Title: Your turn – 26 weeks to become a competent manager
Title: Your turn – Line Manager’s Guide
Publisher: AuthorHouse
Reviewer: John Pope

These two important books are on the same theme of improving the quality of management. They are designed to help front-line managers and team leaders make a success of their first management positions. I can think of many senior managers who would get real and substantial benefits by following this strong down-to-earth, practical advice and guidance.
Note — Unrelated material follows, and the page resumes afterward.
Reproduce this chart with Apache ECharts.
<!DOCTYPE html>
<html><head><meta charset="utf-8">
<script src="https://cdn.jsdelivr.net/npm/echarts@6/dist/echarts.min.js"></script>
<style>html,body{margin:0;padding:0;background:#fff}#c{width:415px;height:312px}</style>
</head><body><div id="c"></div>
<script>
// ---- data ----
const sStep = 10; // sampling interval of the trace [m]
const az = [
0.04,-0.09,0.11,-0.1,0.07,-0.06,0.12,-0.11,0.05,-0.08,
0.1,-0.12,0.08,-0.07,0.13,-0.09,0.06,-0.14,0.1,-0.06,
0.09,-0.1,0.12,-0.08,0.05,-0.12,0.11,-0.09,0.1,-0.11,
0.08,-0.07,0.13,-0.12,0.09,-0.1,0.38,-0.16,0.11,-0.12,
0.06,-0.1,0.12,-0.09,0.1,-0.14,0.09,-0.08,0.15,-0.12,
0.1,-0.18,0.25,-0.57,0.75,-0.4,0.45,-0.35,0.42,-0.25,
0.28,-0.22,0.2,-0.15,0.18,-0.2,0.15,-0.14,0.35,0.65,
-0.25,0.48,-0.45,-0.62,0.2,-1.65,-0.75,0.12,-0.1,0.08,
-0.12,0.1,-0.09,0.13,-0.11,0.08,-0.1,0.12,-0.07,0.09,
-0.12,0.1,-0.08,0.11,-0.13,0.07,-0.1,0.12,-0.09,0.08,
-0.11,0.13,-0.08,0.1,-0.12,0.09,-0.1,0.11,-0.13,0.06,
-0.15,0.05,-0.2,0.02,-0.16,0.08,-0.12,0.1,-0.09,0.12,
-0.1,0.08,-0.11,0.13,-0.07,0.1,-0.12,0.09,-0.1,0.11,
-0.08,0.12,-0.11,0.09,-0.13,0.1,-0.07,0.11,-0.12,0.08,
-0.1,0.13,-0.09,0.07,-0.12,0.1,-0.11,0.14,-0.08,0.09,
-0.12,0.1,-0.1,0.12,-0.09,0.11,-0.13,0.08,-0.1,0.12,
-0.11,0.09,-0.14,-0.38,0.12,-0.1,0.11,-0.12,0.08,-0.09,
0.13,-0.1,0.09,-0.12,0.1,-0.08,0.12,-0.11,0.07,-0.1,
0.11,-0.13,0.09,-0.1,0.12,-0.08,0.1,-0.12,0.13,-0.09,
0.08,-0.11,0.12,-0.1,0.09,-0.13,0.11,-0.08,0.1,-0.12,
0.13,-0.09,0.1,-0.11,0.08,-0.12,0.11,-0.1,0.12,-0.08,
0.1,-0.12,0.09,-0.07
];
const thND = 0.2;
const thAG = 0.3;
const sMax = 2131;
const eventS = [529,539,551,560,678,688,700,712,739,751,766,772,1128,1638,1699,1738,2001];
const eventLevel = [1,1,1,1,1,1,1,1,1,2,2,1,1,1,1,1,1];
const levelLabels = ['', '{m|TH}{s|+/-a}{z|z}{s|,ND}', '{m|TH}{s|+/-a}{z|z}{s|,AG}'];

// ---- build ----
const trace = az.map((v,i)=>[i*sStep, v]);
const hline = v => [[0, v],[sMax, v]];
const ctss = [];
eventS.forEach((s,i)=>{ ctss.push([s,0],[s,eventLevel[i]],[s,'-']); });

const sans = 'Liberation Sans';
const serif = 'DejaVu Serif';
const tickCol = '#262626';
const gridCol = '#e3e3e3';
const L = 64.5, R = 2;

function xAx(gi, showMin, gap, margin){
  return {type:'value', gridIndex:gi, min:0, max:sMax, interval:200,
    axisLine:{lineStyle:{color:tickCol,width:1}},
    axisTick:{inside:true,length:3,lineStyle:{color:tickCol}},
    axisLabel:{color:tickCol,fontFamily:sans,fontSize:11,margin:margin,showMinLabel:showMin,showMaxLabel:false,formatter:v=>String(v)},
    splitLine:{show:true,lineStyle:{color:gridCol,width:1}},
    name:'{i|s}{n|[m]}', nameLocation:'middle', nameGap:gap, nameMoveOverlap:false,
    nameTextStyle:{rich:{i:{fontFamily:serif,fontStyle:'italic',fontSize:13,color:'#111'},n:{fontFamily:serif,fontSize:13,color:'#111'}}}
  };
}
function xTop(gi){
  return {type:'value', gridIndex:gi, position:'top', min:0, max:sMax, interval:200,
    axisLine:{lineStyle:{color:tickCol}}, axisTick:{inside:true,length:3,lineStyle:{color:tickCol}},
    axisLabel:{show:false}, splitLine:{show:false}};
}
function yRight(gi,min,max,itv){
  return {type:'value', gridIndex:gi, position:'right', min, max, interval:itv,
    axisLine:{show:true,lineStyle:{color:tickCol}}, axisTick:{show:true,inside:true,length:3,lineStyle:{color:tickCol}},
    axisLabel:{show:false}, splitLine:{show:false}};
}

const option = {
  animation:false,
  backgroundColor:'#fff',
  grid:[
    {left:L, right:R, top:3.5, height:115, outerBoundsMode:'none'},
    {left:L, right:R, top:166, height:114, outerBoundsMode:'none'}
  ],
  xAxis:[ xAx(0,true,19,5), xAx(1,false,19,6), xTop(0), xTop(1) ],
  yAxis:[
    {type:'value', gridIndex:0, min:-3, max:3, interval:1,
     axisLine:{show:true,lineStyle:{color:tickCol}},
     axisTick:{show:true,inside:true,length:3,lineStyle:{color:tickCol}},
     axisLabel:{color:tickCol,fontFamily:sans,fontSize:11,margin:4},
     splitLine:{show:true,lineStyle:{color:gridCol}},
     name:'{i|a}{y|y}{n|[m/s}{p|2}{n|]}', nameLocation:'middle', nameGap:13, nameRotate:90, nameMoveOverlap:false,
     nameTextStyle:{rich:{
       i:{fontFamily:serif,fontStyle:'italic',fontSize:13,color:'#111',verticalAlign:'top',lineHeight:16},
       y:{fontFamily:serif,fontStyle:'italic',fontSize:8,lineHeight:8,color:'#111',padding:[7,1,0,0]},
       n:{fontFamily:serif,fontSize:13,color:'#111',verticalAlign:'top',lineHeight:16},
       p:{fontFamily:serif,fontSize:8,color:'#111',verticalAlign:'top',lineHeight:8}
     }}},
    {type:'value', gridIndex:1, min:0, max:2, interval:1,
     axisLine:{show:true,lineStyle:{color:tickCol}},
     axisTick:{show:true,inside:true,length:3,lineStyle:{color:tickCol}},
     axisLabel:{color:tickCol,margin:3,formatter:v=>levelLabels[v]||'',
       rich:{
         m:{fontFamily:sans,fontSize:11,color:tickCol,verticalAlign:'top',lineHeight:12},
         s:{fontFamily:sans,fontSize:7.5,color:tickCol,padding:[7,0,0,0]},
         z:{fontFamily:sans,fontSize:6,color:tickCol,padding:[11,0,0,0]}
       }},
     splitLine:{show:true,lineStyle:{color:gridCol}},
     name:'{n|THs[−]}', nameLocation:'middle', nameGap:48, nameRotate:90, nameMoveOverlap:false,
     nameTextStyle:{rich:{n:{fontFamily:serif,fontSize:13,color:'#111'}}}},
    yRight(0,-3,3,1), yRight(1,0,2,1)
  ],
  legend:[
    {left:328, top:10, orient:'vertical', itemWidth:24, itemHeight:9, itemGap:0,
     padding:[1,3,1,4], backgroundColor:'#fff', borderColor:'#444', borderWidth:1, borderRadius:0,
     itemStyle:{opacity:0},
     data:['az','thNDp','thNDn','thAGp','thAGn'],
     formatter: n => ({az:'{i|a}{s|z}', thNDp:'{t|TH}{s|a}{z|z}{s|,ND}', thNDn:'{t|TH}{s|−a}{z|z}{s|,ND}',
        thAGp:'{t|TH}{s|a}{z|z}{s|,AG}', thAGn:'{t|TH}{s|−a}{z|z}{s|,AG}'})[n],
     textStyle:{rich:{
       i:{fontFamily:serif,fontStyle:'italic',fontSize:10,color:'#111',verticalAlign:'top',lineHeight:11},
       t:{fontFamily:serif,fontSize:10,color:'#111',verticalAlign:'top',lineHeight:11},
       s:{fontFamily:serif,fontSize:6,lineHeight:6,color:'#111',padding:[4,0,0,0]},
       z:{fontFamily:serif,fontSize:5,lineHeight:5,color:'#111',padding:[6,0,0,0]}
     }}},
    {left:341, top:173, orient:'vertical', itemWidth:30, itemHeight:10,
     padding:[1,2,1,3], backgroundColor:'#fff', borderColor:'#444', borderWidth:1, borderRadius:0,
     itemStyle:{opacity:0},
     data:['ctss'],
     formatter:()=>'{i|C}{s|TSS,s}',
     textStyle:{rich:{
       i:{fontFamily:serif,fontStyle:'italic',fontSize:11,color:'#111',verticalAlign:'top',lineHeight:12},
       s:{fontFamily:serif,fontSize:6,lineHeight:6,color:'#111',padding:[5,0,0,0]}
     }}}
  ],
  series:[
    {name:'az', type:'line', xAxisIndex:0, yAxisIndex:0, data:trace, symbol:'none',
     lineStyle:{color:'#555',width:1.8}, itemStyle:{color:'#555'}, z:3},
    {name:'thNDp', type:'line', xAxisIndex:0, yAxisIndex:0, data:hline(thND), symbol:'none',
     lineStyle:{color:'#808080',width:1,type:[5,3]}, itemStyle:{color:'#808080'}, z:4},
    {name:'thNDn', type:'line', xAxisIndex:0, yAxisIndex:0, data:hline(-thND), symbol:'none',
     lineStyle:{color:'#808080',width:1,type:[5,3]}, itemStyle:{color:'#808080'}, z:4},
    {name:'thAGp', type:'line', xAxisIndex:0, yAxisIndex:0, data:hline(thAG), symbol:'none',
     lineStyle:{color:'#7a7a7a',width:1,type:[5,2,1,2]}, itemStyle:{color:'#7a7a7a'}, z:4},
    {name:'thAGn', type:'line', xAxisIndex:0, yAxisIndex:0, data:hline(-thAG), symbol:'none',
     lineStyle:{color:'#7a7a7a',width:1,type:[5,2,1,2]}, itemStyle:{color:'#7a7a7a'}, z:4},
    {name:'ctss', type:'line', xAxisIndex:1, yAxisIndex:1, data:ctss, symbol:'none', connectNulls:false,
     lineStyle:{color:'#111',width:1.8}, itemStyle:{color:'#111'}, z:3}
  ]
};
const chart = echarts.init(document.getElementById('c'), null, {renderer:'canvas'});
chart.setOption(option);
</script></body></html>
'YOUR TURN - 26 weeks to become a competent manager' is a hand-book which starts with explaining the role of the manager and advises the 'beginner' on getting off on the right foot, establishing position, clarifying what is expected, identifying authority and responsibilities. It advises setting a weekly half-hour slot with the superior and suggests topics to cover. Over the following weeks it sets out key management skills. It always gives clear practical advice on dealing with issues which too many managers shirk, such as dealing with a discipline or  performance issue. At the end of six months it sets a test, self-scored and suggests projects for further development. Too many new managers take too long to acquire the important skills, and too many fail as a result. A new manager who takes the advice which Your Turn gives will have a strong foundation and have few problems in developing further.  I think it excellent value for money.
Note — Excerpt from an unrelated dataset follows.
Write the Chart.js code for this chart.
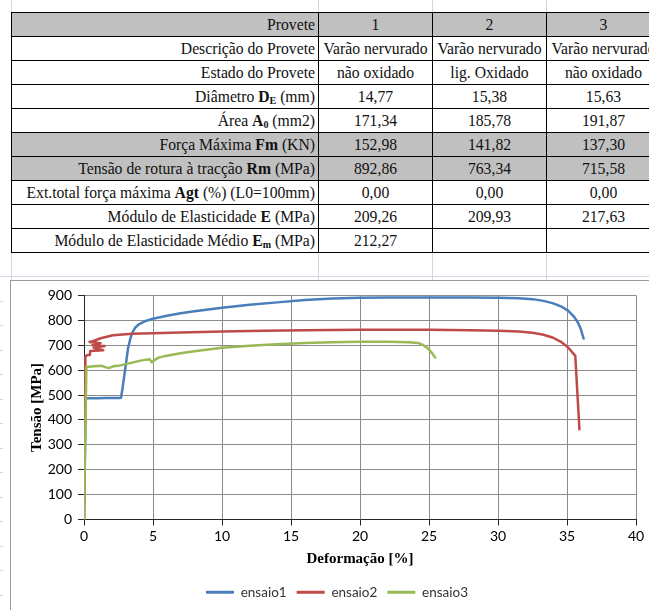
<!DOCTYPE html>
<html>
<head>
<meta charset="utf-8">
<script src="https://cdn.jsdelivr.net/npm/chart.js@4.4.1/dist/chart.umd.min.js"></script>
<style>
  html, body { margin: 0; padding: 0; width: 649px; height: 610px; overflow: hidden; background: #fff; }
  body { position: relative; }
  .gl { position: absolute; background: #d0d7e5; }
  #props {
    position: absolute; left: 11px; top: 12px;
    border-collapse: collapse; table-layout: fixed; width: 649px;
    font-family: "Liberation Serif", "Times New Roman", serif; font-size: 15.7px; color: #111;
  }
  #props td { border: 1px solid #000; padding: 0 3px; height: 23px; line-height: 16px; text-align: center; white-space: nowrap; overflow: hidden; }
  #props td.l { text-align: right; }
  #props tr.g td { background: #c0c0c0; }
  #props b { font-weight: bold; }
  #props sub { font-size: 10px; font-weight: bold; vertical-align: -2px; line-height: 0; }
  #chartBox {
    position: absolute; left: 10px; top: 280px; width: 700px; height: 340px;
    border: 1px solid #9a9a9a; background: #fff;
  }
  #chartBox canvas { position: absolute; left: 0; top: 0; }
</style>
</head>
<body>
<!-- worksheet cell grid around the table -->
<div class="gl" style="left:11px;top:0;width:1px;height:12px"></div>
<div class="gl" style="left:318px;top:0;width:1px;height:12px"></div>
<div class="gl" style="left:432px;top:0;width:1px;height:12px"></div>
<div class="gl" style="left:546px;top:0;width:1px;height:12px"></div>
<div class="gl" style="left:11px;top:252px;width:1px;height:28px"></div>
<div class="gl" style="left:318px;top:252px;width:1px;height:28px"></div>
<div class="gl" style="left:432px;top:252px;width:1px;height:28px"></div>
<div class="gl" style="left:546px;top:252px;width:1px;height:28px"></div>
<div class="gl" style="left:0;top:276px;width:649px;height:1px"></div>
<div id="stubs"></div>

<table id="props">
  <colgroup><col style="width:307px"><col style="width:114px"><col style="width:114px"><col style="width:114px"></colgroup>
  <tr class="g"><td class="l">Provete</td><td>1</td><td>2</td><td>3</td></tr>
  <tr><td class="l">Descrição do Provete</td><td>Varão nervurado</td><td>Varão nervurado</td><td>Varão nervurado</td></tr>
  <tr><td class="l">Estado do Provete</td><td>não oxidado</td><td>lig. Oxidado</td><td>não oxidado</td></tr>
  <tr><td class="l">Diâmetro <b>D</b><sub>E</sub> (mm)</td><td>14,77</td><td>15,38</td><td>15,63</td></tr>
  <tr><td class="l">Área <b>A</b><sub>0</sub> (mm2)</td><td>171,34</td><td>185,78</td><td>191,87</td></tr>
  <tr class="g"><td class="l">Força Máxima <b>Fm</b> (KN)</td><td>152,98</td><td>141,82</td><td>137,30</td></tr>
  <tr class="g"><td class="l">Tensão de rotura à tracção <b>Rm</b> (MPa)</td><td>892,86</td><td>763,34</td><td>715,58</td></tr>
  <tr><td class="l">Ext.total força máxima <b>Agt</b> (%) (L0=100mm)</td><td>0,00</td><td>0,00</td><td>0,00</td></tr>
  <tr><td class="l">Módulo de Elasticidade <b>E</b> (MPa)</td><td>209,26</td><td>209,93</td><td>217,63</td></tr>
  <tr><td class="l">Módulo de Elasticidade Médio <b>E</b><sub>m</sub> (MPa)</td><td>212,27</td><td></td><td></td></tr>
</table>

<div id="chartBox"><canvas id="curves" width="652" height="329"></canvas></div>

<script>
// Tensile test curves: deformation [%] vs stress [MPa]
const seriesNames = ['ensaio1', 'ensaio2', 'ensaio3'];
const seriesColors = ['#4a7ebb', '#be4b48', '#98b954'];
const xTitle = 'Deformação [%]';
const yTitle = 'Tensão [MPa]';
const xMin = 0, xMax = 40, xStep = 5;
const yMin = 0, yMax = 900, yStep = 100;

// ensaio1
const strain1 = [0, 0.13, 0.3, 1.0, 1.5, 2.0, 2.5, 2.68, 2.8, 2.9, 3.0, 3.1, 3.2, 3.35, 3.5, 3.7, 4.0, 4.4, 5.0, 6.0, 7.0, 8.0, 10.0, 12.0, 14.0, 16.0, 18.0, 20.0, 22.0, 24.0, 26.0, 28.0, 30.0, 31.5, 32.5, 33.3, 34.0, 34.6, 35.1, 35.5, 35.8, 36.0, 36.2];
const stress1 = [0, 487, 487, 487, 488, 488, 488, 489, 530, 570, 610, 650, 690, 725, 750, 770, 785, 796, 806, 818, 828, 836, 850, 862, 872, 882, 888, 891, 892, 892, 892, 892, 891, 889, 885, 878, 868, 855, 838, 815, 790, 765, 727];

// ensaio2
const strain2 = [0, 0.1, 0.25, 0.43, 0.45, 1.4, 0.7, 1.5, 0.6, 1.2, 0.4, 0.45, 1.2, 2.1, 3.5, 5.0, 7.0, 10.0, 13.0, 16.0, 20.0, 25.0, 28.0, 30.0, 31.5, 32.5, 33.3, 34.0, 34.6, 35.0, 35.3, 35.6, 35.9];
const stress2 = [0, 655, 661, 661, 677, 680, 690, 697, 700, 708, 714, 712, 728, 740, 746, 748, 751, 755, 758, 760, 762, 762, 760, 758, 755, 750, 742, 730, 712, 695, 677, 657, 362];

// ensaio3
const strain3 = [0, 0.17, 0.5, 1.0, 1.3, 1.6, 1.8, 2.1, 2.5, 3.0, 3.5, 4.0, 4.5, 4.75, 4.9, 5.1, 5.4, 6.0, 7.0, 8.0, 9.0, 10.0, 12.0, 14.0, 16.0, 18.0, 20.0, 22.0, 23.5, 24.2, 24.6, 24.9, 25.2, 25.45];
const stress3 = [0, 612, 614, 616, 617, 611, 608, 615, 617, 624, 630, 637, 642, 644, 632, 640, 650, 658, 668, 676, 683, 690, 698, 704, 709, 712, 714, 714, 712, 709, 700, 688, 670, 650];

const strains = [strain1, strain2, strain3];
const stresses = [stress1, stress2, stress3];

// faint worksheet row lines left of the chart frame
(function () {
  const host = document.getElementById('stubs');
  for (let y = 276; y < 610; y += 24.5) {
    const d = document.createElement('div');
    d.className = 'gl';
    d.style.cssText = 'left:0;width:3px;height:1px;top:' + Math.round(y) + 'px';
    host.appendChild(d);
  }
})();

const datasets = seriesNames.map((name, i) => ({
  label: name,
  data: strains[i].map((x, k) => ({ x: x, y: stresses[i][k] })),
  showLine: true,
  borderColor: seriesColors[i],
  backgroundColor: seriesColors[i],
  borderWidth: 2.5,
  borderCapStyle: 'round',
  borderJoinStyle: 'round',
  pointRadius: 0,
  tension: 0,
  order: 3 - i
}));

const tickFont = { family: 'Lato', size: 14 };
const titleFont = { family: 'Liberation Serif', size: 15, weight: 'bold' };

new Chart(document.getElementById('curves'), {
  type: 'scatter',
  data: { datasets: datasets },
  options: {
    responsive: false,
    animation: false,
    devicePixelRatio: 1,
    layout: { padding: { top: 13, right: 0, bottom: 1, left: 0 } },
    plugins: {
      tooltip: { enabled: false },
      legend: {
        position: 'bottom',
        labels: {
          boxWidth: 28,
          boxHeight: 3,
          padding: 10,
          color: '#333',
          font: { family: 'Lato', size: 13.5 },
          sort: (a, b) => a.datasetIndex - b.datasetIndex,
          generateLabels: (chart) =>
            Chart.defaults.plugins.legend.labels.generateLabels(chart).map(it => Object.assign(it, { lineWidth: 0 }))
        }
      }
    },
    scales: {
      x: {
        type: 'linear', min: xMin, max: xMax,
        ticks: { stepSize: xStep, padding: 3, color: '#000', font: tickFont },
        grid: { color: '#8c8c8c', tickColor: '#262626', tickLength: 6, lineWidth: 1 },
        border: { color: '#262626', width: 1 },
        title: { display: true, text: xTitle, color: '#000', font: titleFont, padding: { top: 0, bottom: 7 } },
        afterFit: (s) => { s.height = 56; }
      },
      y: {
        type: 'linear', min: yMin, max: yMax,
        ticks: { stepSize: yStep, padding: 6, color: '#000', font: tickFont },
        grid: { color: '#8c8c8c', tickColor: '#262626', tickLength: 6, lineWidth: 1 },
        border: { color: '#262626', width: 1 },
        title: { display: true, text: yTitle, color: '#000', font: titleFont, padding: { top: 17, bottom: 0 } },
        afterFit: (s) => { s.width = 73; }
      },
      yRight: {
        type: 'linear', position: 'right', min: yMin, max: yMax,
        grid: { display: false, drawTicks: false },
        ticks: { display: false },
        border: { display: false },
        afterFit: (s) => { s.width = 27; }
      }
    }
  }
});
</script>
</body>
</html>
'YOUR TURN - Line Manager's Guide' is a counterpart written to help the new manager's superior in the same way.  It contains more detailed suggestions for discussions and action. The advice it gives is designed to help senior and junior develop an effective and very constructive relationship. The emphasis on continuous and structured improvement when followed up will make it easy at annual appraisal or performance review to build strong effective development plans. However it does not have the same impact as Your Turn. There are various suggestions for its use, one of which is as the basis for an induction programme. It is clearly expensive and most would be deterred from buying it except for multiple use. Since its marketing is still a little vague I suggest members view it themselves on the Your Turn website. It is also worth looking at it on Amazon.
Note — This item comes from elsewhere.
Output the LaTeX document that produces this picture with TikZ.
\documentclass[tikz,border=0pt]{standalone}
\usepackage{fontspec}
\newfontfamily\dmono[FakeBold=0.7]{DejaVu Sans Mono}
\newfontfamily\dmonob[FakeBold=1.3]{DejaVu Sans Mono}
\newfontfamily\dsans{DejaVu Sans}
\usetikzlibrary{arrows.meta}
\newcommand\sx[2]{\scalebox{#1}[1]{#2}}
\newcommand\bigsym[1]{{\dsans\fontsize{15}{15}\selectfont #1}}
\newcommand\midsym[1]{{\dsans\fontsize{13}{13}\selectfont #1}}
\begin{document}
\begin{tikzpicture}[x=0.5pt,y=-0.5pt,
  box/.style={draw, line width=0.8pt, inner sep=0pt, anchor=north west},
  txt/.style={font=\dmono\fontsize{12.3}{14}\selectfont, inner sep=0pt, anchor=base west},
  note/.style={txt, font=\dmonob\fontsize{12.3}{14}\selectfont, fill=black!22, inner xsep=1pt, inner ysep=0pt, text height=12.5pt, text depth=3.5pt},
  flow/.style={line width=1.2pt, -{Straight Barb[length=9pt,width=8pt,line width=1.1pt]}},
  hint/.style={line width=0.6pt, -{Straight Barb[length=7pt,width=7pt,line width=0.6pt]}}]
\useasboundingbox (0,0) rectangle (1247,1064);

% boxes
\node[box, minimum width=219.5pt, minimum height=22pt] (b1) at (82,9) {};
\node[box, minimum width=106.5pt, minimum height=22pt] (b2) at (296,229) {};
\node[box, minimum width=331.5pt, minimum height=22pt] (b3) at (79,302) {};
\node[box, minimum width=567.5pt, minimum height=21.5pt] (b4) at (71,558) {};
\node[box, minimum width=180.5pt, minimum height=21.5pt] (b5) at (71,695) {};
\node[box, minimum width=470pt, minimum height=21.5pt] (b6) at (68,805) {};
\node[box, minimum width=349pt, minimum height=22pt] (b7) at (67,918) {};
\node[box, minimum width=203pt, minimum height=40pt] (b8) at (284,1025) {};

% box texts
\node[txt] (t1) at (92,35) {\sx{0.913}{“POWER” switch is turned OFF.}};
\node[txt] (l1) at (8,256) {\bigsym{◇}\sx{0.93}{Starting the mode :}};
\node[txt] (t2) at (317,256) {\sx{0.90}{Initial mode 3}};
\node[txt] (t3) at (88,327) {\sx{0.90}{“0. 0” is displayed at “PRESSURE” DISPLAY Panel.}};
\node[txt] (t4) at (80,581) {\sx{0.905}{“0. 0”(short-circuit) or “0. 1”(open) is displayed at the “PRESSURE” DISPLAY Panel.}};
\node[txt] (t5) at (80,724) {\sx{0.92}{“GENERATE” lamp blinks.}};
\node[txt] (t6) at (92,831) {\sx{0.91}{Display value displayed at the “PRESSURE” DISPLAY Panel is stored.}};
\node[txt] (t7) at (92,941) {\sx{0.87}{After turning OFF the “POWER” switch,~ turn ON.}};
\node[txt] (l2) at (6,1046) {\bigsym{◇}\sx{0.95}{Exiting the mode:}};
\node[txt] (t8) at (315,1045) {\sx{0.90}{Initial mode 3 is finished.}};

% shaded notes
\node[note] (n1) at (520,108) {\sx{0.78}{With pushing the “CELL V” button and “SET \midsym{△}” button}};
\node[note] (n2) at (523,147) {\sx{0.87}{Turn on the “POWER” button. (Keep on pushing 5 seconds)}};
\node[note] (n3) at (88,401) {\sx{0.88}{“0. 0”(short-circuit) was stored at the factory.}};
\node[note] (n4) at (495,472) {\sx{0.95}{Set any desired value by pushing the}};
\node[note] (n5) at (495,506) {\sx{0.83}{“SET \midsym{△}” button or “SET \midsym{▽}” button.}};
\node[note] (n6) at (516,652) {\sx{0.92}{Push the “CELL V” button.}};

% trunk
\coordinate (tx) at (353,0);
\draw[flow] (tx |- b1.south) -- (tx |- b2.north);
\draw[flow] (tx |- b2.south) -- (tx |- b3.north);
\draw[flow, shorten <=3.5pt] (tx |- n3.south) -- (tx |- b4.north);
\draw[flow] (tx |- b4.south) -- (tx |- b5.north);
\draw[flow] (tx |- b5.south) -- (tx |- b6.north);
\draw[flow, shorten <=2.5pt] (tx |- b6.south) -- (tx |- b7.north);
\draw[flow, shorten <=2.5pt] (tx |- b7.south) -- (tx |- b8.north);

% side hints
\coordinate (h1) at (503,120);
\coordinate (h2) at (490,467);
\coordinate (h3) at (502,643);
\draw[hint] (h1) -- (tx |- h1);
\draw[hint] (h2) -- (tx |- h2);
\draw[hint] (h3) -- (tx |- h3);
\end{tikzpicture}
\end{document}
Few present-day managers will remember Training within Industry (TWI), imported from the US in the 1940s, a structured approach to give managers clear practical guidance and reliable processes for dealing with difficult situations. It was abandoned in favour of flashier methods, but old managers still cling to the prompt cards which accompanied the sessions. There are too few practical books on the same lines. Your Turn is practical, ready-to-use help for managers and, though designed for the new first-line manager, is useable at all levels. Easy to read, easy to remember, it will help managers and their seniors develop good, productive relationships at work. I believe both books are worth many videos and distance learning packages since they concentrate on mutual involvement of manager and subordinate to understand eachothers jobs.